It's a conversation I have most weeks — if not most days. This time, it happens when my 2-year-old daughter and I are buying milk at the supermarket. The cashiers fawn over her pink cheeks and applaud when she twirls for them, and then I endure the usual dialogue.
"Another one coming soon?"
"Nope — it might be just this one."
"You'll have more. You'll see."
"At the moment, I'm not planning on it."
"You wouldn't do that to your child. You'll see."
I offer no retort, but if I did, I'd start by asking these young minimum-wage earners to consider the following: the U.S. Department of Agriculture reports that the average child in the U.S. costs his or her parents about $286,050 — before college. Those costs have actually risen during the recession. The milk I'm buying adds up to $50 a month, and we're pushing toilet training just to drop the cost of diapers — about $100 a month — from our monthly budget. It's a marvel to me these days that anyone can manage a second kid — forget about a third.

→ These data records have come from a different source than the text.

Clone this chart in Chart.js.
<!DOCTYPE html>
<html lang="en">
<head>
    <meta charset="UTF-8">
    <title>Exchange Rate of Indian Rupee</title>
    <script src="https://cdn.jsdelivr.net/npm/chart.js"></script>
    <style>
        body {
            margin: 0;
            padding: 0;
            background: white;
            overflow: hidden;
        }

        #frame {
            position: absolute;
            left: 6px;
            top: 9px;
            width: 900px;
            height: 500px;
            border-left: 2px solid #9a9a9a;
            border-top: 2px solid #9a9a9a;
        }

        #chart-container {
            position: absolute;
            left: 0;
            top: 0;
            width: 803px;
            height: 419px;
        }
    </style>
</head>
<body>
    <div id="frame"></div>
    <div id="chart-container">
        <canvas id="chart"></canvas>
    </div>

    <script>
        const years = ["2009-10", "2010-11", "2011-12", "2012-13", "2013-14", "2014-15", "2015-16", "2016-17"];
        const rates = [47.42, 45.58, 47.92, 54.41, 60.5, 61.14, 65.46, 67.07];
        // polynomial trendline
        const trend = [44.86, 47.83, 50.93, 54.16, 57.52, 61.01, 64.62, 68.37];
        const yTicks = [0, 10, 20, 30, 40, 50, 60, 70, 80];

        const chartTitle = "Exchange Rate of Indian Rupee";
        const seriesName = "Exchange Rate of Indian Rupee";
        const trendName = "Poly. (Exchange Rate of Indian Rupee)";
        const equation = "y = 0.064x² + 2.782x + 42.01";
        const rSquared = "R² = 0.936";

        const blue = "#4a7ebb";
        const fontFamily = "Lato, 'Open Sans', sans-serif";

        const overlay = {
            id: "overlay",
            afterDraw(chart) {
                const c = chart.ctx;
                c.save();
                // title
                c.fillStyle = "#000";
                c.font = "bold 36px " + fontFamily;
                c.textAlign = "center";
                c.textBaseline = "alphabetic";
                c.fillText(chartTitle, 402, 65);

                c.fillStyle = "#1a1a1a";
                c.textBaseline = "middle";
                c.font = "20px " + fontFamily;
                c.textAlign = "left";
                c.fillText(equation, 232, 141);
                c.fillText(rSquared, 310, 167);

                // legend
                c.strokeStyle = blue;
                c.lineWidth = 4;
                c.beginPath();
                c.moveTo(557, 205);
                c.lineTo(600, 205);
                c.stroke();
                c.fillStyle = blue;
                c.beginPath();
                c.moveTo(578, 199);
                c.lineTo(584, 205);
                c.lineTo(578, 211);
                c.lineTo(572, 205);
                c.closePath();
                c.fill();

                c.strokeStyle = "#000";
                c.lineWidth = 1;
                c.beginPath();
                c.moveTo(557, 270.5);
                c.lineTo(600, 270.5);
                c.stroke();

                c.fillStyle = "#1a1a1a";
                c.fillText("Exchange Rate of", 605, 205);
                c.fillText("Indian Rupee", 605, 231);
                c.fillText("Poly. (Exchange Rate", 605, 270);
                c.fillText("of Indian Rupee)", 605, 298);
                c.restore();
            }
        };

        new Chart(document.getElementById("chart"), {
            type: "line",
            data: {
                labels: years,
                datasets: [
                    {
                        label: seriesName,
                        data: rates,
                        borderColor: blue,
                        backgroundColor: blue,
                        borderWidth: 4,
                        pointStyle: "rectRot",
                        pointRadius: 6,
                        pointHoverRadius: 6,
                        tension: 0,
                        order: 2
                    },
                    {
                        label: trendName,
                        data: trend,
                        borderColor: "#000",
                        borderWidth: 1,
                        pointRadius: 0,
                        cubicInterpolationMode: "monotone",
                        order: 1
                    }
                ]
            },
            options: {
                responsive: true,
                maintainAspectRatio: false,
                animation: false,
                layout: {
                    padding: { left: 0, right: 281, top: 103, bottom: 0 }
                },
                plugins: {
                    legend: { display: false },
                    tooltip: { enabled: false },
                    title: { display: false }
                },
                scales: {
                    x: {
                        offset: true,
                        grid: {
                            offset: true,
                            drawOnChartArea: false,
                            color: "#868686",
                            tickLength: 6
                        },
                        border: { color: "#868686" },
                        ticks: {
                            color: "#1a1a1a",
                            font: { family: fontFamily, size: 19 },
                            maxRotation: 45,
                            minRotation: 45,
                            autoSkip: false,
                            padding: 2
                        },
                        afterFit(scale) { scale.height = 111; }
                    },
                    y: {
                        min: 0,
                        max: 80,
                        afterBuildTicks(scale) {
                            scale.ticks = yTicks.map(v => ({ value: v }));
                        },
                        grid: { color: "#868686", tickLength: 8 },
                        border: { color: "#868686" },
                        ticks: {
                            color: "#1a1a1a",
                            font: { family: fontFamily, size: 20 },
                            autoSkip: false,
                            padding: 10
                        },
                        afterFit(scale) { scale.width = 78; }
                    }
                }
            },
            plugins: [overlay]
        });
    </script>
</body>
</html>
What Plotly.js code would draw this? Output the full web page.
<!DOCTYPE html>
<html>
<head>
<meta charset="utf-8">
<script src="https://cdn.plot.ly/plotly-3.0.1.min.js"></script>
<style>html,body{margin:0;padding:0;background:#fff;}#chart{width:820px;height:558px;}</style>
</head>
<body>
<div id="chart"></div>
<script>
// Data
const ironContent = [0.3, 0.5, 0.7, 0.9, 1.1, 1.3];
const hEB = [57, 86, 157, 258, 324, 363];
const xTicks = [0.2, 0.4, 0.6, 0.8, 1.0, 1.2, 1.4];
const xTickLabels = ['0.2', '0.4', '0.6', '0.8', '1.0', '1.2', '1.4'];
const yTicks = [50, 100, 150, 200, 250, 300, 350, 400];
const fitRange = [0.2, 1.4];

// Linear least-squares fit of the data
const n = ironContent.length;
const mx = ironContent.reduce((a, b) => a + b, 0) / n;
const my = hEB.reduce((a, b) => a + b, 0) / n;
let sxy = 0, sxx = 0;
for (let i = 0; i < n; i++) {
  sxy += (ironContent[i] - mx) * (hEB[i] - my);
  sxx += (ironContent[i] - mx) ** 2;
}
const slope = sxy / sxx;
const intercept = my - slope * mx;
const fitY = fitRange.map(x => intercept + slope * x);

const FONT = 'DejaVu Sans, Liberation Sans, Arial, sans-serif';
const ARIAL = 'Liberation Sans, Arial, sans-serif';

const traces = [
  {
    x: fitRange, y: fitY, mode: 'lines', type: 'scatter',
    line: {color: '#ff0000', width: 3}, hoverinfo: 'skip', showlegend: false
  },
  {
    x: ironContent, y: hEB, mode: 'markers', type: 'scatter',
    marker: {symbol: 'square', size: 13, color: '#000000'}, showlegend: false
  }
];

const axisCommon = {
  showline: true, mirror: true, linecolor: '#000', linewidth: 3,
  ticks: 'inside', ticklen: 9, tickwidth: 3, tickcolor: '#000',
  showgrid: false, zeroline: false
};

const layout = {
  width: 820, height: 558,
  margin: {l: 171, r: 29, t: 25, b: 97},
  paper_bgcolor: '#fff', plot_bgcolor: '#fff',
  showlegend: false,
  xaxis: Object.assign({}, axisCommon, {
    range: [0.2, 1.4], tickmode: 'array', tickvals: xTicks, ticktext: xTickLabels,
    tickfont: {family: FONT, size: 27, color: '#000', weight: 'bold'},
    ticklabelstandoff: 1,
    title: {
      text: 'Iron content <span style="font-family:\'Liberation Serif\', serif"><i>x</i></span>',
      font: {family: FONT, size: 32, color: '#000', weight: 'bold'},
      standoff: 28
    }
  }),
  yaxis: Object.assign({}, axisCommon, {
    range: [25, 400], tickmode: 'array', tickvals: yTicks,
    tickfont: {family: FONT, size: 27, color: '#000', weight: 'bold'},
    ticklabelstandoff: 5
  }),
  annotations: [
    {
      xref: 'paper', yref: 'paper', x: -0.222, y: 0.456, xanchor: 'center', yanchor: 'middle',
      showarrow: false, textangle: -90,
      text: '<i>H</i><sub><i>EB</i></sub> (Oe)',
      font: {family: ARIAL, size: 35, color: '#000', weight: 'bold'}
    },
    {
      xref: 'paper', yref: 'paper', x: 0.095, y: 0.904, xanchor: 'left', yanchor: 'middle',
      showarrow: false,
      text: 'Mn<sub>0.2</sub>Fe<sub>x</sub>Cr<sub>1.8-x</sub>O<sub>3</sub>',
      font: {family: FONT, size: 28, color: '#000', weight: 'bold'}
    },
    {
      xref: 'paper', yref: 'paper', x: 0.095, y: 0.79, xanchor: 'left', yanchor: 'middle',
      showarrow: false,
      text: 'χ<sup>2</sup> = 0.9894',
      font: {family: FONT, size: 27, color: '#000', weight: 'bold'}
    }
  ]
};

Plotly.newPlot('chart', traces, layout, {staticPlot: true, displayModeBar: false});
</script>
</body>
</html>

I highly recommend reading the WHOLE article (even if it is a bit lengthy). Because while money is one reason discussed, it's not the only reason by far. The article also goes into studies on the effects it has on the children and helps to clarify for those that won't leave us 'parents of one' alone just how good it can actually be to be a single!
Anyone else proud to be a mommy of ONE?! (with no plans or desire to have another)

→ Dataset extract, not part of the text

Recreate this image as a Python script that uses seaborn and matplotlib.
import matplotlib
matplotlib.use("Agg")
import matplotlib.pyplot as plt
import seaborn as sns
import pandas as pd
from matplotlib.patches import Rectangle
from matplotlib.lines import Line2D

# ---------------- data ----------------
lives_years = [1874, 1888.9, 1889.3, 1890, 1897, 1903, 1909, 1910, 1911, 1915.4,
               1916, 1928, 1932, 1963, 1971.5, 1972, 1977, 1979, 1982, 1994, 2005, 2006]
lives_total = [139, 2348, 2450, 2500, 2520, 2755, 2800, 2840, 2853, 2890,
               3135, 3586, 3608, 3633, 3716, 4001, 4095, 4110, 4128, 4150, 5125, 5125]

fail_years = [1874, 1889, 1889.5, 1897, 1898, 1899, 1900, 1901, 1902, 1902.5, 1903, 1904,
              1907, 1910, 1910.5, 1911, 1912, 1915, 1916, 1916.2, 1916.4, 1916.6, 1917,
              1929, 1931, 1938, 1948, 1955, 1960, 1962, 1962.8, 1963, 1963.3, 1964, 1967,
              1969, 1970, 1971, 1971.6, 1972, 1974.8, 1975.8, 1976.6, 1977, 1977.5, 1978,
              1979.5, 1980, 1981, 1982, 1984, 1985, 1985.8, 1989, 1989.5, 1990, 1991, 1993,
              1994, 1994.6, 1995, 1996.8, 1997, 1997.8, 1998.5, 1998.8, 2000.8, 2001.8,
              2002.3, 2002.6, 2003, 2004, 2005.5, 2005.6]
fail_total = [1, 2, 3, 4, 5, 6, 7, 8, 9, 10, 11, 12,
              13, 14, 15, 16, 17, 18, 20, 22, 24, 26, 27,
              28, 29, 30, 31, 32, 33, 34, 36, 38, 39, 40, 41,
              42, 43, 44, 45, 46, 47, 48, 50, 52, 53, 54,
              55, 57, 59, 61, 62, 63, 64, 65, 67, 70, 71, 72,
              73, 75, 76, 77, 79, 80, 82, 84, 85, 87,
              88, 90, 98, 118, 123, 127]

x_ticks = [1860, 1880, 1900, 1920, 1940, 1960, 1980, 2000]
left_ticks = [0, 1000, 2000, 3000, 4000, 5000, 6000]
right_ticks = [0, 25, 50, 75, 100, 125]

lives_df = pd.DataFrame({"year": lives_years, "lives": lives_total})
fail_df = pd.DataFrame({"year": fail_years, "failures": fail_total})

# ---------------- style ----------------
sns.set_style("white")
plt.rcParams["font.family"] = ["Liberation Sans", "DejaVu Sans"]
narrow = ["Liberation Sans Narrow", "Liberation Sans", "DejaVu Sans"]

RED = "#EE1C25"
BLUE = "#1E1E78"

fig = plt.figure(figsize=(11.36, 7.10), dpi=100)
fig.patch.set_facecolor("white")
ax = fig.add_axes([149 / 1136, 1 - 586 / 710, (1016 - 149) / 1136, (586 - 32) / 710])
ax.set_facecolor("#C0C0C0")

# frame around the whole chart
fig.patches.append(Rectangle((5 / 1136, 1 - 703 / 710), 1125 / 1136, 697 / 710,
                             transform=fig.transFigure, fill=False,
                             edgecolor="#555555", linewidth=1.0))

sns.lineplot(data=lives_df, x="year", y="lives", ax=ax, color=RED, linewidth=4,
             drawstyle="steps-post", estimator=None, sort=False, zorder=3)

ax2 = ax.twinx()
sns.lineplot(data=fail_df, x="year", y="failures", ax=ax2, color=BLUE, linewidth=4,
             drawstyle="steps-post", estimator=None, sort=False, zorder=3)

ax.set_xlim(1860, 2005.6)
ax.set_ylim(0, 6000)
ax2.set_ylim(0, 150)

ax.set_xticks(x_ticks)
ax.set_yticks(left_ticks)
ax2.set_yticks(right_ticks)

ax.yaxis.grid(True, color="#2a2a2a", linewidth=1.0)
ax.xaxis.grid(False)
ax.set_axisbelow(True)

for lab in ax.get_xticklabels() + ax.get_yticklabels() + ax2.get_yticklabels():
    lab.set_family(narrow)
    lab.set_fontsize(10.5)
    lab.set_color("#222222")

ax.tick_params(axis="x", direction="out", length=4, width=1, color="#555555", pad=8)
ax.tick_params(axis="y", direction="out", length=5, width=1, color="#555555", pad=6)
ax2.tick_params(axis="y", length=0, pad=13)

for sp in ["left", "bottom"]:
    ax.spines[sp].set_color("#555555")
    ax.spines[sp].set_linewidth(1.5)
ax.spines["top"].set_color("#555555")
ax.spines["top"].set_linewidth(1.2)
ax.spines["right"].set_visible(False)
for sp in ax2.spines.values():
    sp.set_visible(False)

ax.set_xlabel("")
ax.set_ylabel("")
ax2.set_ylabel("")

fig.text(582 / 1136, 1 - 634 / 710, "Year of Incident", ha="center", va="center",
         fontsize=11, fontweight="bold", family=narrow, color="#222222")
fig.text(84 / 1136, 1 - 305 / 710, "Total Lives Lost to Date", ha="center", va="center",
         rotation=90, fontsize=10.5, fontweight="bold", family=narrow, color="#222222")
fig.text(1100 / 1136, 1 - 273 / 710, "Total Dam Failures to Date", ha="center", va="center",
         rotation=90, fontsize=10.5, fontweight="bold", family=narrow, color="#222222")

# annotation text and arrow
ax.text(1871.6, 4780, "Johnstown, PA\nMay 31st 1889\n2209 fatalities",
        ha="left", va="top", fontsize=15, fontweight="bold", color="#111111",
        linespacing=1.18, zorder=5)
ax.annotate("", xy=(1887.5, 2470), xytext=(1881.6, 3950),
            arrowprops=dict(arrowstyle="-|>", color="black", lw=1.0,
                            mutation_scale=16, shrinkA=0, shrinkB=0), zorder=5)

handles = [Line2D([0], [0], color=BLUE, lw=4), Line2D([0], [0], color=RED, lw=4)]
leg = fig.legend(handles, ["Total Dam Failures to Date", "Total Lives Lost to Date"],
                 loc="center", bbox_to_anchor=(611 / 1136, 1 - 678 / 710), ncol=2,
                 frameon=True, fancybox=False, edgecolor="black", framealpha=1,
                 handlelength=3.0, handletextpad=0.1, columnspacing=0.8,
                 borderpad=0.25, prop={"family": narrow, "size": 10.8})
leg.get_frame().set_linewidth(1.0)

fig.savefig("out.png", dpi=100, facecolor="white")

When it comes to the money issue, I'd like to point out that the numbers given are an average based on MANY different things. What many people tend to forget to account for are things like an increase in utilities, rent due to needing more space, gas costs for taking them places (which is up a ridiculous amount right now), medical costs, etc. Also, those averages are typically based on the assumption that each child will participate in at least one sport or artistic endeavor. Also, the cost of education, even public school incurs costs. Yes, it's possible to spend far less (I know, couponing is all the rage these days), but it's still money that many simply do not have, especially in today's economy. The second child is often cheaper because of hand-me downs, but those tend to last only so long AND often doesn't work well if you have different sexes. Also some things like car seats have life spans based on safety. That said, this article is in defense of the one child home, it's is not an offense against multiple child homes. Remember where the thought is coming from.

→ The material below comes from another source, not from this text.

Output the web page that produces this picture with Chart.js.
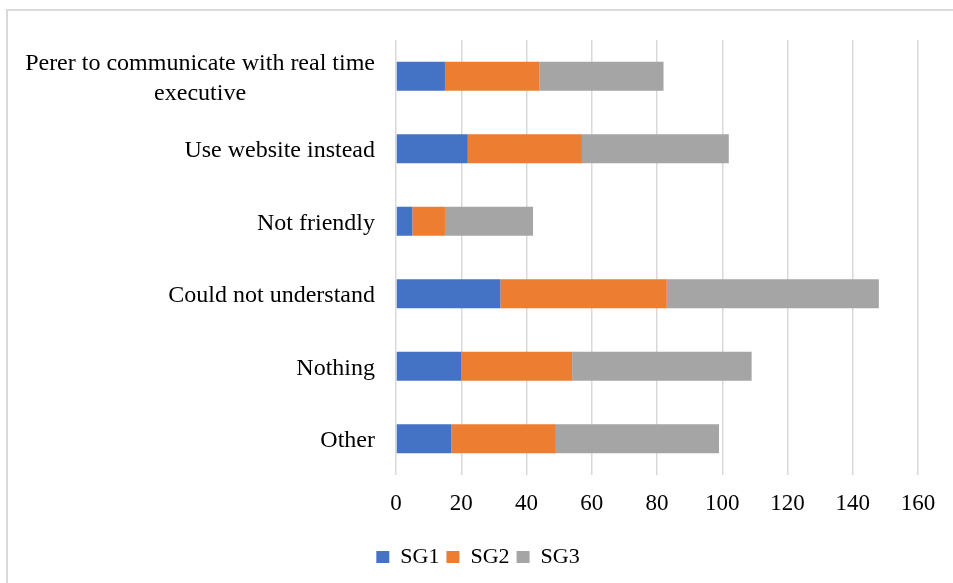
<!DOCTYPE html>
<html>
<head>
<meta charset="utf-8">
<title>Reasons by service group</title>
<script src="https://cdn.jsdelivr.net/npm/chart.js@4.4.1/dist/chart.umd.min.js"></script>
<style>
    body { margin: 0; background: #fff; overflow: hidden; }
    .frame {
        position: absolute;
        left: 6px;
        top: 9px;
        width: 1000px;
        height: 1000px;
        border: 2px solid #d9d9d9;
    }
    #reasonChart { position: absolute; left: 0; top: 0; }
</style>
</head>
<body>
<div class="frame"></div>
<canvas id="reasonChart" width="953" height="583"></canvas>

<script>
// Categories, top to bottom
const categories = [
    ['Perer to communicate with real time', 'executive'],
    'Use website instead',
    'Not friendly',
    'Could not understand',
    'Nothing',
    'Other'
];

// Responses per service group
const sg1 = [15, 22, 5, 32, 20, 17];
const sg2 = [29, 35, 10, 51, 34, 32];
const sg3 = [38, 45, 27, 65, 55, 50];

const xTicks = [0, 20, 40, 60, 80, 100, 120, 140, 160];

const FONT = '"Liberation Serif", "Times New Roman", serif';

// Draws the category labels: block right-aligned, lines centred inside it
const categoryLabels = {
    id: 'categoryLabels',
    afterDraw(chart) {
        const ctx = chart.ctx;
        const y = chart.scales.y;
        const right = chart.chartArea.left - 21;
        const lineHeight = 30;
        ctx.save();
        ctx.font = '24px ' + FONT;
        ctx.fillStyle = '#000';
        ctx.textAlign = 'center';
        ctx.textBaseline = 'middle';
        categories.forEach(function (label, i) {
            const lines = Array.isArray(label) ? label : [label];
            const widest = Math.max.apply(null, lines.map(function (l) { return ctx.measureText(l).width; }));
            const cx = right - widest / 2;
            const cy = y.getPixelForValue(i) + 2;
            const startY = cy - (lines.length - 1) * lineHeight / 2;
            lines.forEach(function (line, j) {
                ctx.fillText(line, cx, startY + j * lineHeight);
            });
        });
        ctx.restore();
    }
};

new Chart(document.getElementById('reasonChart'), {
    type: 'bar',
    data: {
        labels: categories,
        datasets: [
            { label: 'SG1', data: sg1, backgroundColor: '#4472C4' },
            { label: 'SG2', data: sg2, backgroundColor: '#ED7D31' },
            { label: 'SG3', data: sg3, backgroundColor: '#A5A5A5' }
        ]
    },
    options: {
        indexAxis: 'y',
        responsive: false,
        animation: false,
        categoryPercentage: 1,
        barPercentage: 0.4,
        layout: {
            padding: { top: 40, right: 35, bottom: 5, left: 38 }
        },
        plugins: {
            legend: {
                position: 'bottom',
                labels: {
                    boxWidth: 13,
                    boxHeight: 12,
                    padding: 7,
                    color: '#000',
                    font: { family: FONT, size: 22 }
                }
            },
            tooltip: { enabled: false }
        },
        scales: {
            x: {
                stacked: true,
                min: 0,
                max: 160,
                afterBuildTicks: function (scale) {
                    scale.ticks = xTicks.map(function (v) { return { value: v }; });
                },
                afterFit: function (scale) {
                    scale.height = 64;
                },
                border: { display: false },
                grid: {
                    color: '#d9d9d9',
                    lineWidth: 1.5,
                    drawTicks: false
                },
                ticks: {
                    padding: 15,
                    color: '#000',
                    font: { family: FONT, size: 23 }
                }
            },
            y: {
                stacked: true,
                afterFit: function (scale) {
                    scale.width = 358;
                },
                border: { display: false },
                grid: { display: false },
                ticks: { display: false }
            }
        }
    },
    plugins: [categoryLabels]
});
</script>
</body>
</html>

Cost of living also varries from state to state. While you may spend only $3 on a gallon of milk in WA, in HI they're spending nearly $8 (making an average between the two $5.50, see how that works?). And I know this personally because I was just over there in Feb. SO, telling me what YOU spend personally does not make your argument nor break that of the articles, it simply shows that some of you are a) living in a place with a lower cost of living and b) likely a little more frugal and smarter shoppers. This is not the only article containing numbers on the subject, there are many more, and for the most part, they don't vary that dramatically.